WHAT YOU HAVE TO DO: Only lines with the word "React" are needed; collect each of them from the listing below.

GIVEN MATERIAL:
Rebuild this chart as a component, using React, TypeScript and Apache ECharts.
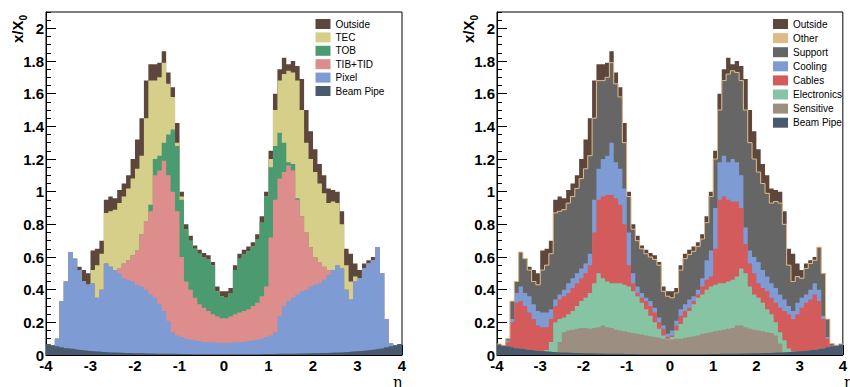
import React, { useEffect, useRef } from "react";
import * as echarts from "echarts";

// Histogram binning: 80 bins of width 0.1 in eta, from -4 to 4
const ETA_MIN = -4;
const ETA_MAX = 4;
const BIN_WIDTH = 0.1;

// Upper edge (cumulative x/X0) of each stacked layer, one value per bin
const beamPipeTop = [
  0.068, 0.060, 0.053, 0.047, 0.042, 0.038, 0.034, 0.030, 0.027, 0.025,
  0.023, 0.021, 0.019, 0.017, 0.016, 0.015, 0.014, 0.013, 0.012, 0.011,
  0.010, 0.010, 0.009, 0.009, 0.008, 0.008, 0.007, 0.007, 0.007, 0.006,
  0.006, 0.006, 0.005, 0.005, 0.005, 0.005, 0.005, 0.005, 0.005, 0.005,
  0.005, 0.005, 0.005, 0.005, 0.005, 0.005, 0.005, 0.005, 0.006, 0.006,
  0.006, 0.007, 0.007, 0.007, 0.008, 0.008, 0.009, 0.009, 0.010, 0.010,
  0.011, 0.012, 0.013, 0.014, 0.015, 0.016, 0.017, 0.019, 0.021, 0.023,
  0.025, 0.027, 0.030, 0.034, 0.038, 0.042, 0.047, 0.053, 0.060, 0.068,
];

const pixelTop = [
  0.068, 0.060, 0.10, 0.33, 0.45, 0.63, 0.59, 0.52, 0.45, 0.43,
  0.44, 0.35, 0.40, 0.56, 0.54, 0.52, 0.50, 0.47, 0.46, 0.45,
  0.43, 0.42, 0.40, 0.37, 0.35, 0.31, 0.27, 0.21, 0.14, 0.12,
  0.11, 0.10, 0.095, 0.09, 0.085, 0.08, 0.078, 0.076, 0.075, 0.074,
  0.075, 0.076, 0.078, 0.08, 0.082, 0.085, 0.09, 0.095, 0.10, 0.11,
  0.12, 0.14, 0.24, 0.30, 0.33, 0.35, 0.37, 0.39, 0.40, 0.42,
  0.43, 0.44, 0.46, 0.49, 0.52, 0.55, 0.53, 0.40, 0.34, 0.45,
  0.47, 0.53, 0.56, 0.58, 0.66, 0.50, 0.22, 0.07, 0.060, 0.068,
];

const tibTidTop = [
  0.068, 0.060, 0.10, 0.33, 0.45, 0.63, 0.59, 0.52, 0.45, 0.43,
  0.44, 0.35, 0.40, 0.56, 0.54, 0.52, 0.53, 0.56, 0.58, 0.61,
  0.64, 0.74, 0.82, 0.88, 1.10, 1.13, 1.19, 1.10, 1.00, 0.88,
  0.60, 0.45, 0.40, 0.35, 0.31, 0.29, 0.27, 0.25, 0.235, 0.225,
  0.225, 0.235, 0.25, 0.26, 0.27, 0.28, 0.30, 0.32, 0.36, 0.42,
  0.72, 0.95, 1.08, 1.12, 1.16, 1.13, 0.95, 0.85, 0.75, 0.66,
  0.60, 0.57, 0.54, 0.52, 0.52, 0.55, 0.53, 0.40, 0.34, 0.45,
  0.47, 0.53, 0.56, 0.58, 0.66, 0.50, 0.22, 0.07, 0.060, 0.068,
];

const tobTop = [
  0.068, 0.060, 0.10, 0.33, 0.45, 0.63, 0.59, 0.52, 0.45, 0.43,
  0.44, 0.35, 0.40, 0.56, 0.54, 0.52, 0.53, 0.56, 0.58, 0.61,
  0.64, 0.74, 0.82, 0.92, 1.20, 1.22, 1.30, 1.35, 1.38, 1.28,
  0.95, 0.77, 0.70, 0.65, 0.62, 0.60, 0.585, 0.55, 0.39, 0.36,
  0.35, 0.38, 0.52, 0.59, 0.615, 0.635, 0.665, 0.71, 0.81, 0.97,
  1.15, 1.28, 1.36, 1.30, 1.18, 1.17, 0.96, 0.85, 0.75, 0.66,
  0.60, 0.57, 0.54, 0.52, 0.52, 0.55, 0.53, 0.40, 0.34, 0.45,
  0.47, 0.53, 0.56, 0.58, 0.66, 0.50, 0.22, 0.07, 0.060, 0.068,
];

// top of all tracker material (TEC on the left, Other/Support on the right)
const trackerTop = [
  0.068, 0.060, 0.10, 0.33, 0.45, 0.63, 0.59, 0.52, 0.45, 0.43,
  0.52, 0.55, 0.62, 0.87, 0.88, 0.89, 0.93, 0.97, 1.02, 1.08,
  1.14, 1.22, 1.45, 1.68, 1.68, 1.70, 1.79, 1.66, 1.58, 1.30,
  0.97, 0.77, 0.70, 0.65, 0.62, 0.60, 0.585, 0.55, 0.39, 0.36,
  0.35, 0.38, 0.52, 0.59, 0.615, 0.635, 0.665, 0.71, 0.81, 0.97,
  1.20, 1.50, 1.68, 1.72, 1.74, 1.73, 1.68, 1.50, 1.30, 1.20,
  1.12, 1.05, 0.99, 0.93, 0.94, 0.93, 0.80, 0.55, 0.45, 0.48,
  0.47, 0.53, 0.56, 0.58, 0.66, 0.50, 0.22, 0.07, 0.060, 0.068,
];

const outsideTop = [
  0.068, 0.060, 0.10, 0.33, 0.45, 0.63, 0.59, 0.54, 0.52, 0.50,
  0.64, 0.65, 0.70, 0.95, 0.97, 0.96, 1.01, 1.05, 1.10, 1.20,
  1.32, 1.45, 1.68, 1.78, 1.78, 1.79, 1.86, 1.73, 1.64, 1.42,
  1.00, 0.80, 0.73, 0.67, 0.645, 0.625, 0.61, 0.57, 0.42, 0.39,
  0.39, 0.41, 0.55, 0.62, 0.645, 0.665, 0.69, 0.74, 0.85, 1.00,
  1.25, 1.60, 1.75, 1.82, 1.78, 1.80, 1.77, 1.69, 1.50, 1.37,
  1.26, 1.17, 1.10, 1.02, 1.01, 1.00, 0.88, 0.65, 0.62, 0.56,
  0.52, 0.56, 0.58, 0.60, 0.66, 0.50, 0.22, 0.07, 0.060, 0.068,
];

const sensitiveTop = [
  0.068, 0.060, 0.053, 0.047, 0.042, 0.038, 0.034, 0.030, 0.027, 0.025,
  0.023, 0.021, 0.019, 0.017, 0.08, 0.14, 0.15, 0.155, 0.16, 0.165,
  0.165, 0.16, 0.165, 0.17, 0.18, 0.17, 0.165, 0.155, 0.15, 0.145,
  0.14, 0.135, 0.13, 0.125, 0.12, 0.115, 0.11, 0.105, 0.10, 0.095,
  0.095, 0.10, 0.10, 0.105, 0.11, 0.115, 0.12, 0.13, 0.135, 0.14,
  0.145, 0.15, 0.155, 0.16, 0.165, 0.18, 0.18, 0.17, 0.16, 0.155,
  0.15, 0.145, 0.14, 0.135, 0.12, 0.07, 0.017, 0.019, 0.021, 0.023,
  0.025, 0.027, 0.030, 0.034, 0.038, 0.042, 0.047, 0.053, 0.060, 0.068,
];

const electronicsTop = [
  0.068, 0.060, 0.053, 0.047, 0.042, 0.038, 0.034, 0.030, 0.027, 0.025,
  0.023, 0.03, 0.08, 0.20, 0.22, 0.23, 0.25, 0.27, 0.30, 0.33,
  0.35, 0.38, 0.44, 0.50, 0.47, 0.45, 0.44, 0.44, 0.44, 0.43,
  0.42, 0.39, 0.36, 0.32, 0.28, 0.24, 0.20, 0.16, 0.12, 0.10,
  0.11, 0.15, 0.19, 0.23, 0.27, 0.31, 0.35, 0.37, 0.40, 0.42,
  0.43, 0.44, 0.44, 0.45, 0.46, 0.48, 0.53, 0.50, 0.42, 0.37,
  0.35, 0.32, 0.28, 0.25, 0.20, 0.14, 0.09, 0.04, 0.021, 0.023,
  0.025, 0.027, 0.030, 0.034, 0.038, 0.042, 0.047, 0.053, 0.060, 0.068,
];

const cablesTop = [
  0.068, 0.060, 0.08, 0.20, 0.32, 0.33, 0.30, 0.26, 0.22, 0.18,
  0.17, 0.17, 0.22, 0.30, 0.34, 0.36, 0.38, 0.41, 0.44, 0.47,
  0.50, 0.55, 0.75, 0.95, 0.97, 0.98, 0.98, 0.96, 0.92, 0.80,
  0.55, 0.44, 0.38, 0.35, 0.33, 0.30, 0.26, 0.20, 0.16, 0.11,
  0.12, 0.18, 0.24, 0.27, 0.29, 0.33, 0.37, 0.42, 0.46, 0.48,
  0.65, 0.95, 0.97, 0.95, 0.94, 0.94, 0.90, 0.68, 0.56, 0.50,
  0.44, 0.41, 0.39, 0.35, 0.32, 0.29, 0.27, 0.25, 0.22, 0.25,
  0.29, 0.32, 0.34, 0.37, 0.33, 0.22, 0.10, 0.06, 0.060, 0.068,
];

const coolingTop = [
  0.068, 0.060, 0.09, 0.22, 0.38, 0.42, 0.38, 0.36, 0.31, 0.27,
  0.26, 0.26, 0.28, 0.34, 0.37, 0.40, 0.44, 0.47, 0.50, 0.53,
  0.56, 0.62, 0.95, 1.14, 1.20, 1.22, 1.30, 1.18, 1.14, 1.02,
  0.75, 0.50, 0.42, 0.38, 0.35, 0.33, 0.29, 0.23, 0.18, 0.13,
  0.15, 0.21, 0.28, 0.31, 0.34, 0.36, 0.40, 0.47, 0.58, 0.64,
  0.90, 1.18, 1.22, 1.18, 1.20, 1.18, 1.10, 0.78, 0.64, 0.60,
  0.57, 0.52, 0.48, 0.44, 0.41, 0.37, 0.34, 0.30, 0.27, 0.32,
  0.35, 0.37, 0.40, 0.44, 0.40, 0.24, 0.11, 0.06, 0.060, 0.068,
];

const leftLegend = ["Outside", "TEC", "TOB", "TIB+TID", "Pixel", "Beam Pipe"];
const rightLegend = ["Outside", "Other", "Support", "Cooling", "Cables", "Electronics", "Sensitive", "Beam Pipe"];

const COLORS: Record<string, string> = {
  Outside: "#5d463c",
  TEC: "#d5cf89",
  TOB: "#4b9a70",
  "TIB+TID": "#de8d8d",
  Pixel: "#7e9bd4",
  "Beam Pipe": "#485a6b",
  Other: "#e0ba86",
  Support: "#666666",
  Cooling: "#7e9bd4",
  Cables: "#d35b5b",
  Electronics: "#86c4a3",
  Sensitive: "#9c8e80",
};

const FONT = "'Liberation Sans', Arial, Helvetica, sans-serif";

function stepPoints(tops: number[]): number[][] {
  const pts = tops.map((v, i) => [Math.round((ETA_MIN + i * BIN_WIDTH) * 100) / 100, v]);
  pts.push([ETA_MAX, tops[tops.length - 1]]);
  return pts;
}

function layer(name: string, tops: number[], panel: number, outline?: { color: string; width: number }) {
  const color = COLORS[name];
  return {
    name,
    type: "line",
    xAxisIndex: panel,
    yAxisIndex: panel * 2,
    step: "end",
    data: stepPoints(tops),
    symbol: "none",
    showSymbol: false,
    color,
    itemStyle: { color },
    lineStyle: outline ? { color: outline.color, width: outline.width } : { width: 0, color },
    areaStyle: { color, opacity: 1 },
    silent: true,
  };
}

export default function App() {
  const ref = useRef<HTMLDivElement>(null);

  useEffect(() => {
    if (!ref.current) return;
    const chart = echarts.init(ref.current, undefined, { renderer: "svg" });

    const grids = [46, 497].map((left) => ({
      left,
      top: 12,
      width: 356,
      height: 343,
      show: true,
      borderColor: "#000",
      borderWidth: 1,
      backgroundColor: "transparent",
    }));

    const xAxes = [0, 1].map((g) => ({
      type: "value",
      gridIndex: g,
      min: ETA_MIN,
      max: ETA_MAX,
      interval: 1,
      axisLine: { show: true, onZero: false, lineStyle: { color: "#000", width: 1 } },
      axisTick: { show: true, inside: true, length: 10, lineStyle: { color: "#000", width: 1 } },
      minorTick: { show: true, splitNumber: 5, length: 5, lineStyle: { color: "#000", width: 1 } },
      axisLabel: {
        color: "#000",
        fontFamily: FONT,
        fontWeight: "bold",
        fontSize: 15,
        margin: 3,
        showMinLabel: true,
        showMaxLabel: true,
      },
      splitLine: { show: false },
      minorSplitLine: { show: false },
    }));

    const yAxes: any[] = [];
    [0, 1].forEach((g) => {
      yAxes.push({
        type: "value",
        gridIndex: g,
        position: "left",
        min: 0,
        max: 2.1,
        interval: 0.2,
        axisLine: { show: true, onZero: false, lineStyle: { color: "#000", width: 1 } },
        axisTick: { show: true, inside: true, length: 10, lineStyle: { color: "#000", width: 1 } },
        axisLabel: {
          color: "#000",
          fontFamily: FONT,
          fontWeight: "bold",
          fontSize: 15,
          margin: 2,
          showMaxLabel: false,
        },
        splitLine: { show: false },
      });
      yAxes.push({
        type: "value",
        gridIndex: g,
        position: "left",
        offset: 0,
        min: 0,
        max: 2.1,
        interval: 0.05,
        axisLine: { show: false, onZero: false },
        axisTick: { show: true, inside: true, length: 5, lineStyle: { color: "#000", width: 1 } },
        axisLabel: { show: false },
        splitLine: { show: false },
      });
    });

    const series = [
      layer("Outside", outsideTop, 0),
      layer("TEC", trackerTop, 0),
      layer("TOB", tobTop, 0),
      layer("TIB+TID", tibTidTop, 0),
      layer("Pixel", pixelTop, 0),
      layer("Beam Pipe", beamPipeTop, 0),
      layer("Outside", outsideTop, 1),
      layer("Other", trackerTop, 1, { color: COLORS.Other, width: 1 }),
      layer("Support", trackerTop, 1),
      layer("Cooling", coolingTop, 1),
      layer("Cables", cablesTop, 1),
      layer("Electronics", electronicsTop, 1),
      layer("Sensitive", sensitiveTop, 1),
      layer("Beam Pipe", beamPipeTop, 1),
    ];

    const legendCommon = {
      orient: "vertical",
      itemWidth: 15,
      itemHeight: 10,
      icon: "rect",
      padding: 0,
      selectedMode: false,
      textStyle: { fontSize: 10, fontFamily: FONT, color: "#000" },
      itemStyle: { borderWidth: 0 },
    };

    const titleText = (x: number) => ({
      type: "group",
      x,
      y: 43,
      rotation: Math.PI / 2,
      children: [
        {
          type: "text",
          x: 0,
          y: 0,
          style: { text: "x/X", fontSize: 15, fontWeight: "bold", fontFamily: FONT, fill: "#000", align: "left", verticalAlign: "top" },
        },
        {
          type: "text",
          x: 22.5,
          y: 8,
          style: { text: "0", fontSize: 10, fontWeight: "bold", fontFamily: FONT, fill: "#000", align: "left", verticalAlign: "top" },
        },
      ],
    });

    const etaText = (x: number) => ({
      type: "text",
      x,
      y: 382,
      style: { text: "η", fontSize: 15, fontFamily: "'DejaVu Serif', serif", fill: "#000", align: "right", verticalAlign: "middle" },
    });

    chart.setOption({
      animation: false,
      backgroundColor: "#fff",
      grid: grids,
      xAxis: xAxes,
      yAxis: yAxes,
      legend: [
        { ...legendCommon, data: leftLegend, left: 315.5, top: 19, itemGap: 3.4 },
        { ...legendCommon, data: rightLegend, left: 773, top: 19, itemGap: 4.1 },
      ],
      series,
      graphic: [titleText(10), titleText(461), etaText(402), etaText(853)],
    });

    return () => chart.dispose();
  }, []);

  return (
    <div
      ref={ref}
      style={{ position: "fixed", left: 0, top: 0, width: 850, height: 387, background: "#fff" }}
    />
  );
}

EXERCISE RESULT:
Rebuild this chart as a component, using React, TypeScript and Apache ECharts.
import React, { useEffect, useRef } from "react";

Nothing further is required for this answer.